Work to be completed:
Leave the pictures out and quote every line from the start of the listing to the line with "var legendNames = names.slice(0, 5);", inclusive.

Dataset content:
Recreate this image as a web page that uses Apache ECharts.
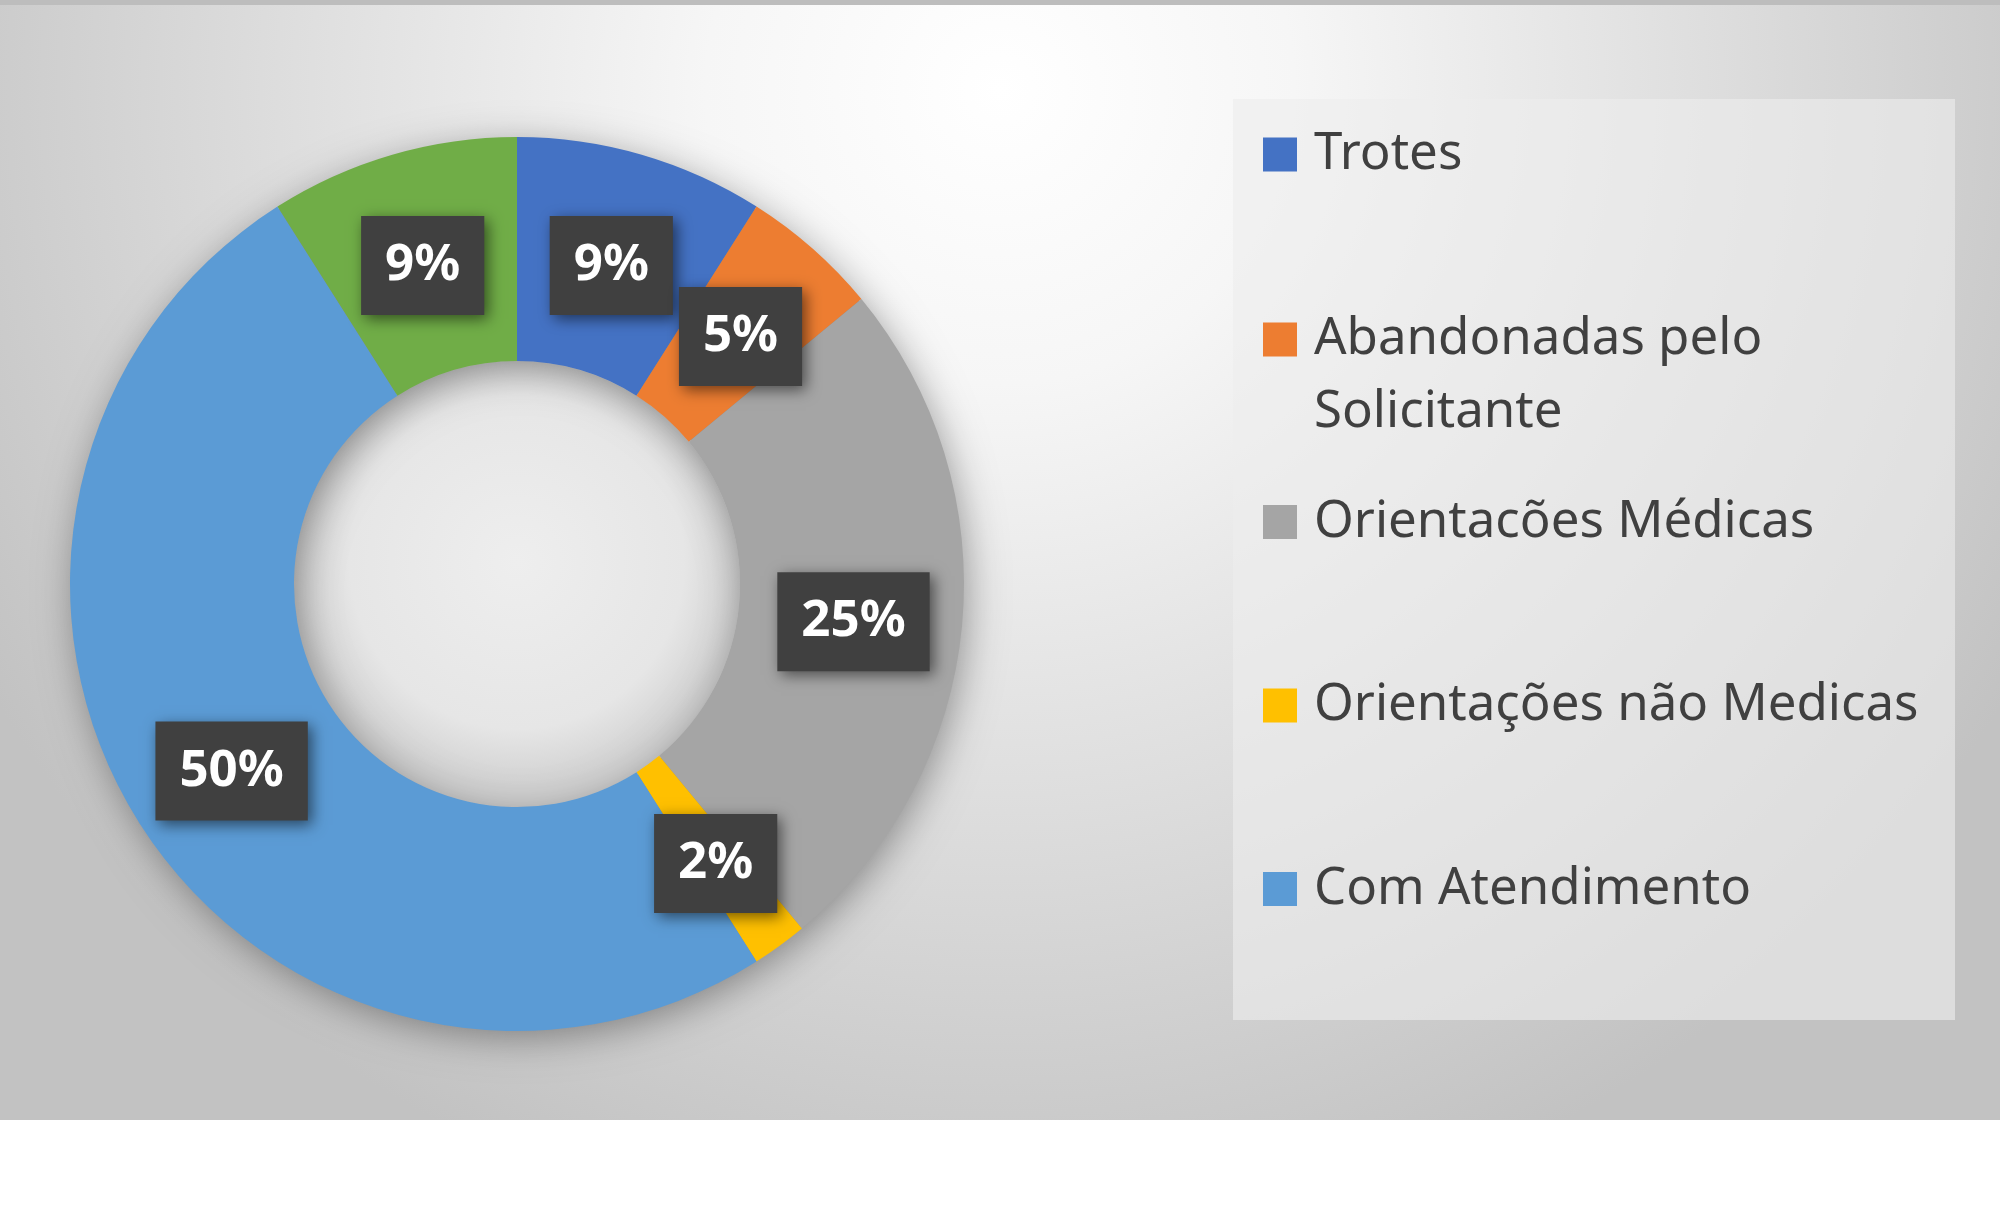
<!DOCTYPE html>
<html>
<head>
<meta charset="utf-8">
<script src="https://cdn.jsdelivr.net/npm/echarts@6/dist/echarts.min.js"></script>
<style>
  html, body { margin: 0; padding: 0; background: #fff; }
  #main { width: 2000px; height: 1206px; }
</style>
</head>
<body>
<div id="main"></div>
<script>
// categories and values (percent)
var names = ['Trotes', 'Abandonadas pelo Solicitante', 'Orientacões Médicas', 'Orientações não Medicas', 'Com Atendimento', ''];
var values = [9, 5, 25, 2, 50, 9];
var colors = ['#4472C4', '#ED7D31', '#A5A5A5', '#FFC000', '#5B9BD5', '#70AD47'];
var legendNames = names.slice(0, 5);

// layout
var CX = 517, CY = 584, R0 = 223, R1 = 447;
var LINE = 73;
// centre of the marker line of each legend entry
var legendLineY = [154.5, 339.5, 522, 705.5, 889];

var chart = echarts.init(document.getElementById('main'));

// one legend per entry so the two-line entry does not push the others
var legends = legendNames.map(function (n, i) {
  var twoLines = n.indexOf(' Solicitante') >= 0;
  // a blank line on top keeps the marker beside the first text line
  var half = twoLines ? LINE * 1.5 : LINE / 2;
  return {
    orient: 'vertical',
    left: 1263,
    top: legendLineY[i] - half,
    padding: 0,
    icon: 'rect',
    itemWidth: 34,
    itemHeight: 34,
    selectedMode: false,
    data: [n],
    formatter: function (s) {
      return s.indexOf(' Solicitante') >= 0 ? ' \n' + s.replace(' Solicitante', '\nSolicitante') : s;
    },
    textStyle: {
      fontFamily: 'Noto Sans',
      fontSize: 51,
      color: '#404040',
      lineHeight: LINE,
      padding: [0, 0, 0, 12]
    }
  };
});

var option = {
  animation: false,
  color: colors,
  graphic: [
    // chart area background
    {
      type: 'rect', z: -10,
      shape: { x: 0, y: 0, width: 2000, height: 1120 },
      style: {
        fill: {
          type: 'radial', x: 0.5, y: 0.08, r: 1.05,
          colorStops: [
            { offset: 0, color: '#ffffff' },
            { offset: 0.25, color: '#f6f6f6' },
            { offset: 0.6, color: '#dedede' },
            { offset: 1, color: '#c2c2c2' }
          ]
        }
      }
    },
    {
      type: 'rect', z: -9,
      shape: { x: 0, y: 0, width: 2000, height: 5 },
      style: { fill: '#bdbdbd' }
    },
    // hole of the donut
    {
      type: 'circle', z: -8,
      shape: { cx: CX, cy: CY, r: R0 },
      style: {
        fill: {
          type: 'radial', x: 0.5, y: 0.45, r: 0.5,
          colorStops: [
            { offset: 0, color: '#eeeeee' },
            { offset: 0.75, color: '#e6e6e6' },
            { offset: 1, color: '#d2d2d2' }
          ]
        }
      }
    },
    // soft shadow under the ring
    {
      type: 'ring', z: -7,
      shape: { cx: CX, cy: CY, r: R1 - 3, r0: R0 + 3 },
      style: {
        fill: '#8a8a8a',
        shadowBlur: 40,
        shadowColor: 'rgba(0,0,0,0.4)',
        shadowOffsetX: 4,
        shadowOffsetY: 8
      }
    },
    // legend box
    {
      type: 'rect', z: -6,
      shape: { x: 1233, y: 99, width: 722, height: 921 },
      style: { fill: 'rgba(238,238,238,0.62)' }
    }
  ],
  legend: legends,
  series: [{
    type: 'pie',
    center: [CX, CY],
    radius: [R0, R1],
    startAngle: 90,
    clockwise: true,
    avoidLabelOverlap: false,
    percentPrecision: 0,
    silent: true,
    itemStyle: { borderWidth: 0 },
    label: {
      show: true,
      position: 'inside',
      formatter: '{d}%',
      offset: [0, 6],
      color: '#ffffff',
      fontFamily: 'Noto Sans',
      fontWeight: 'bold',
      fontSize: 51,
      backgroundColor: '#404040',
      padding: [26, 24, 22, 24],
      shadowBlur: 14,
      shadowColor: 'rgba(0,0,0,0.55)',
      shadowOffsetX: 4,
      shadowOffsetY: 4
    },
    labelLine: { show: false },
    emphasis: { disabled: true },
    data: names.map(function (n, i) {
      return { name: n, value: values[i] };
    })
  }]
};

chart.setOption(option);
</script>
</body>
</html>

Complete answer:
Recreate this image as a web page that uses Apache ECharts.
<!DOCTYPE html>
<html>
<head>
<meta charset="utf-8">
<script src="https://cdn.jsdelivr.net/npm/echarts@6/dist/echarts.min.js"></script>
<style>
  html, body { margin: 0; padding: 0; background: #fff; }
  #main { width: 2000px; height: 1206px; }
</style>
</head>
<body>
<div id="main"></div>
<script>
// categories and values (percent)
var names = ['Trotes', 'Abandonadas pelo Solicitante', 'Orientacões Médicas', 'Orientações não Medicas', 'Com Atendimento', ''];
var values = [9, 5, 25, 2, 50, 9];
var colors = ['#4472C4', '#ED7D31', '#A5A5A5', '#FFC000', '#5B9BD5', '#70AD47'];
var legendNames = names.slice(0, 5);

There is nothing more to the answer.